In Jean Renoir’s film Grand Illusion, we follow two French POWs as they escape to the countryside and into neutral territory. We see the divisions of class and nationality between them at times fade away, only to return with more layers of seeming absurdity. At the end of the film two German soldiers fire upon them as they make their way through snow-topped hills into Switzerland. As they cross an unmarked line the German soldier tells the other not to shoot. While Renoir shows us commonality in moments of joy and revelry disturbed by the need to perform given roles, Shekari’s focuses on moments of despair and isolation, and the roles and ideas that perpetuate it. His theatrical ensemble of work gives the impression of little people stirred up and spit out by great forces – what connects them (and by extension ourselves) seems to be vulnerability and a lack of power. When we flip through the newspaper or scroll through images of international crises on our phones, they can seem beyond us, incredibly distant, and larger than our private world.

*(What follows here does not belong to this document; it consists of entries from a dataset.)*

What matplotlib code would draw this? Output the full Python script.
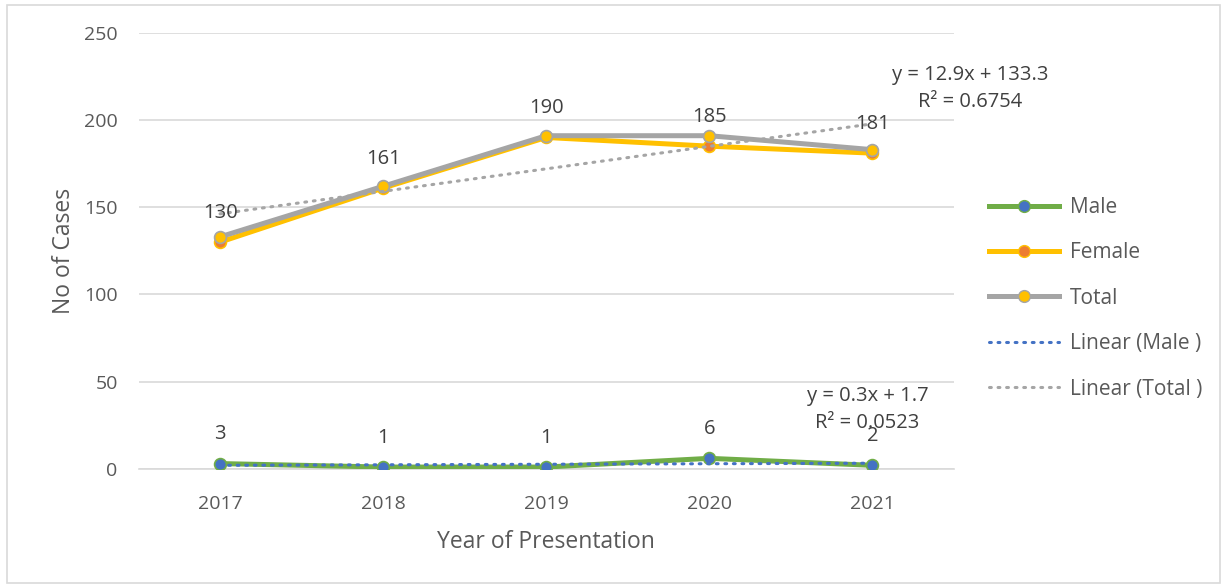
import numpy as np
import matplotlib
matplotlib.use("Agg")
import matplotlib.pyplot as plt
from matplotlib.patches import Rectangle
from matplotlib.lines import Line2D

years = ["2017", "2018", "2019", "2020", "2021"]
male = [3, 1, 1, 6, 2]
female = [130, 161, 190, 185, 181]
total = [133, 162, 191, 191, 183]
yticks = [0, 50, 100, 150, 200, 250]

TXT = "#595959"
GRID = "#d9d9d9"

plt.rcParams["font.family"] = ["Open Sans", "DejaVu Sans"]

fig = plt.figure(figsize=(12.26, 5.86), dpi=100)
ax = fig.add_axes([0.113, 0.2, 0.665, 0.744])

x = np.arange(1, len(years) + 1)

# series
ax.plot(x, male, color="#70AD47", lw=3.6, marker="o", ms=8.5,
        mfc="#4472C4", mec="#70AD47", mew=1.2, zorder=3, solid_capstyle="round")
ax.plot(x, female, color="#FFC000", lw=3.6, marker="o", ms=8.5,
        mfc="#ED7D31", mec="#FFC000", mew=1.2, zorder=4, solid_capstyle="round")
ax.plot(x, total, color="#A5A5A5", lw=3.6, marker="o", ms=8.5,
        mfc="#FFC000", mec="#A5A5A5", mew=1.2, zorder=5, solid_capstyle="round")

# linear trendlines fitted from the data
mk, mb = np.polyfit(x, male, 1)
tk, tb = np.polyfit(x, total, 1)
ax.plot(x, mk * x + mb, color="#4472C4", lw=2.2, ls=(0, (0.6, 2.2)),
        dash_capstyle="round", zorder=6)
ax.plot(x, tk * x + tb, color="#A5A5A5", lw=2.2, ls=(0, (0.6, 2.2)),
        dash_capstyle="round", zorder=6)

def r2(y, k, b):
    y = np.asarray(y, float)
    pred = k * x + b
    return 1 - ((y - pred) ** 2).sum() / ((y - y.mean()) ** 2).sum()

# data labels
for xi, v in zip(x, male):
    ax.annotate(str(v), (xi, v), xytext=(0, 21), textcoords="offset points",
                ha="center", va="center", fontsize=14.5, color="#404040", zorder=8)
for xi, v in zip(x, female):
    ax.annotate(str(v), (xi, v), xytext=(0, 21), textcoords="offset points",
                ha="center", va="center", fontsize=14.5, color="#404040", zorder=8)

# trendline equations
ax.text(5.6, 218, f"y = {tk:.1f}x + {tb:.1f}\nR\u00b2 = {r2(total, tk, tb):.4f}",
        ha="center", va="center", fontsize=14.5, color="#404040", linespacing=1.45)
ax.text(4.97, 34, f"y = {mk:.1f}x + {mb:.1f}\nR\u00b2 = {r2(male, mk, mb):.4f}",
        ha="center", va="center", fontsize=14.5, color="#404040", linespacing=1.45)

ax.set_xlim(0.5, 5.5)
ax.set_ylim(0, 250)
ax.set_xticks(x)
ax.set_xticklabels(years)
ax.set_yticks(yticks)
ax.grid(axis="y", color=GRID, lw=1.2)
ax.set_axisbelow(True)
for s in ["top", "right", "left"]:
    ax.spines[s].set_visible(False)
ax.spines["bottom"].set_color(GRID)
ax.spines["bottom"].set_linewidth(1.2)
ax.tick_params(length=0, colors=TXT, labelsize=14)
ax.tick_params(axis="x", pad=19)
ax.tick_params(axis="y", pad=15)

ax.set_ylabel("No of Cases", fontsize=16.5, color=TXT, labelpad=6)
ax.set_xlabel("Year of Presentation", fontsize=16.5, color=TXT, labelpad=12)

handles = [
    Line2D([], [], color="#70AD47", lw=3.6, marker="o", ms=8.5, mfc="#4472C4", mec="#70AD47"),
    Line2D([], [], color="#FFC000", lw=3.6, marker="o", ms=8.5, mfc="#ED7D31", mec="#FFC000"),
    Line2D([], [], color="#A5A5A5", lw=3.6, marker="o", ms=8.5, mfc="#FFC000", mec="#A5A5A5"),
    Line2D([], [], color="#4472C4", lw=2.2, ls=(0, (0.6, 2.2)), dash_capstyle="round"),
    Line2D([], [], color="#A5A5A5", lw=2.2, ls=(0, (0.6, 2.2)), dash_capstyle="round"),
]
labels = ["Male", "Female", "Total", "Linear (Male )", "Linear (Total )"]
fig.legend(handles, labels, loc="center left", bbox_to_anchor=(0.791, 0.491),
           frameon=False, fontsize=15, labelcolor=TXT, handlelength=3.4,
           labelspacing=1.17, handletextpad=0.5)

fig.add_artist(Rectangle((0.006, 0.005), 0.989, 0.987, transform=fig.transFigure,
                         fill=False, ec="#d9d9d9", lw=1.2))

fig.savefig("out.png", dpi=100)
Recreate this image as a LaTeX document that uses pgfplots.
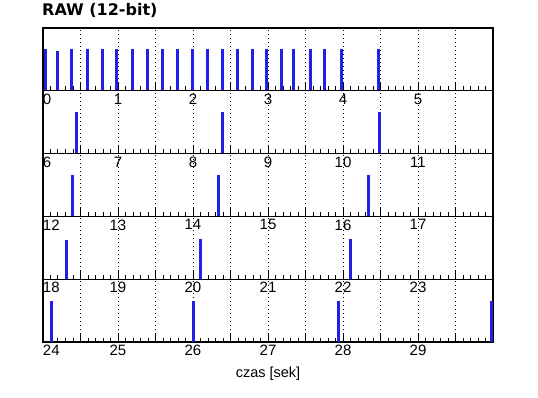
\documentclass[border=0pt]{standalone}
\usepackage{fontspec}
\setmainfont{Liberation Sans}
\newfontfamily\titlefont{DejaVu Sans}
\usepackage{pgfplots}
\pgfplotsset{compat=1.18}
\definecolor{spike}{RGB}{32,32,232}
\pgfplotsset{
  panel/.style={
    scale only axis, width=450pt, height=62.8pt,
    anchor=north west,
    ymin=0, ymax=1.52, ytick=\empty,
    minor x tick num=4,
    xtick pos=left, tick align=inside,
    major tick length=8pt, minor tick length=4.5pt,
    xmajorgrids,
    major grid style={black, line width=0.8pt, dash pattern=on 1pt off 3pt},
    axis line style={black, line width=1.1pt},
    every tick/.style={black, line width=1pt},
    ticklabel style={font=\fontsize{15}{17}\selectfont, inner sep=3pt},
    clip=true,
  },
  spikes/.style={ycomb, color=spike, line width=3pt, mark=none},
}
\begin{document}
\begin{tikzpicture}
\useasboundingbox (-43pt,28pt) rectangle (495pt,-370pt);
% panel 1: 0-6 s
\begin{axis}[panel, at={(0pt,0pt)},
  xmin=0, xmax=6, xtick={0,0.5,...,6},
  xticklabels={\makebox[0pt][l]{0},{},1,{},2,{},3,{},4,{},5,{},{}},
  title={RAW (12-bit)},
  title style={at={(0,1)}, anchor=base west, inner sep=0pt, xshift=-1pt, yshift=6pt,
    font=\titlefont\bfseries\fontsize{16}{19}\selectfont}]
\addplot[spikes] coordinates {
 (0.03,1) (0.20,0.97) (0.38,1) (0.59,1) (0.79,1) (0.98,1) (1.19,1) (1.39,1)
 (1.59,1) (1.79,1) (1.99,1) (2.19,1) (2.39,1) (2.59,1) (2.79,1) (2.98,1)
 (3.18,1) (3.34,1) (3.57,1) (3.75,1) (3.98,1) (4.47,1)};
\end{axis}
% panel 2: 6-12 s
\begin{axis}[panel, at={(0pt,-62.8pt)},
  xmin=6, xmax=12, xtick={6,6.5,...,12},
  xticklabels={\makebox[0pt][l]{6},{},7,{},8,{},9,{},10,{},11,{},{}}]
\addplot[spikes] coordinates {(6.45,1) (8.39,1) (10.49,1)};
\end{axis}
% panel 3: 12-18 s
\begin{axis}[panel, at={(0pt,-125.6pt)},
  xmin=12, xmax=18, xtick={12,12.5,...,18},
  xticklabels={\makebox[0pt][l]{12},{},13,{},14,{},15,{},16,{},17,{},{}}]
\addplot[spikes] coordinates {(12.39,1) (14.34,1) (16.34,1)};
\end{axis}
% panel 4: 18-24 s
\begin{axis}[panel, at={(0pt,-188.4pt)},
  xmin=18, xmax=24, xtick={18,18.5,...,24},
  xticklabels={\makebox[0pt][l]{18},{},19,{},20,{},21,{},22,{},23,{},{}}]
\addplot[spikes] coordinates {(18.32,0.95) (20.10,0.97) (22.10,0.98)};
\end{axis}
% panel 5: 24-30 s
\begin{axis}[panel, at={(0pt,-251.2pt)},
  xmin=24, xmax=30, xtick={24,24.5,...,30},
  xticklabels={\makebox[0pt][l]{24},{},25,{},26,{},27,{},28,{},29,{},{}},
  xlabel={czas [sek]},
  xlabel style={at={(axis description cs:0.5,0)}, anchor=center, yshift=-32pt,
    font=\fontsize{14.5}{16}\selectfont}]
\addplot[spikes] coordinates {(24.12,1) (26.00,1) (27.94,1) (29.98,1)};
\end{axis}
\end{tikzpicture}
\end{document}
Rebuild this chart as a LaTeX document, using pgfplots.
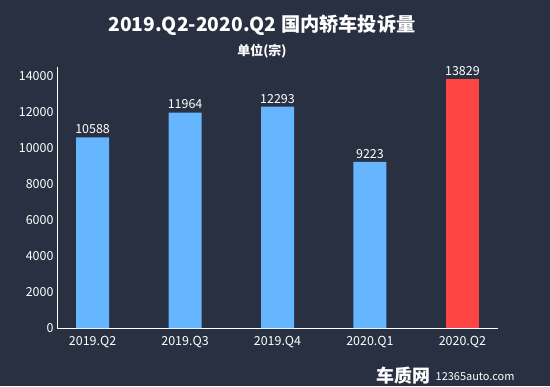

In Shekari’s work we see individual and intimate sites of experience; their scale reminds us that these world events are an aggregate of stories lived, and decisions made one at a time. By making conflict individually accessible, it follows that individual and local sites can also be sites of potential change, where individuals question whose interest their allegiance serves and whether a country’s current being is deserving of love, our honor, and pride.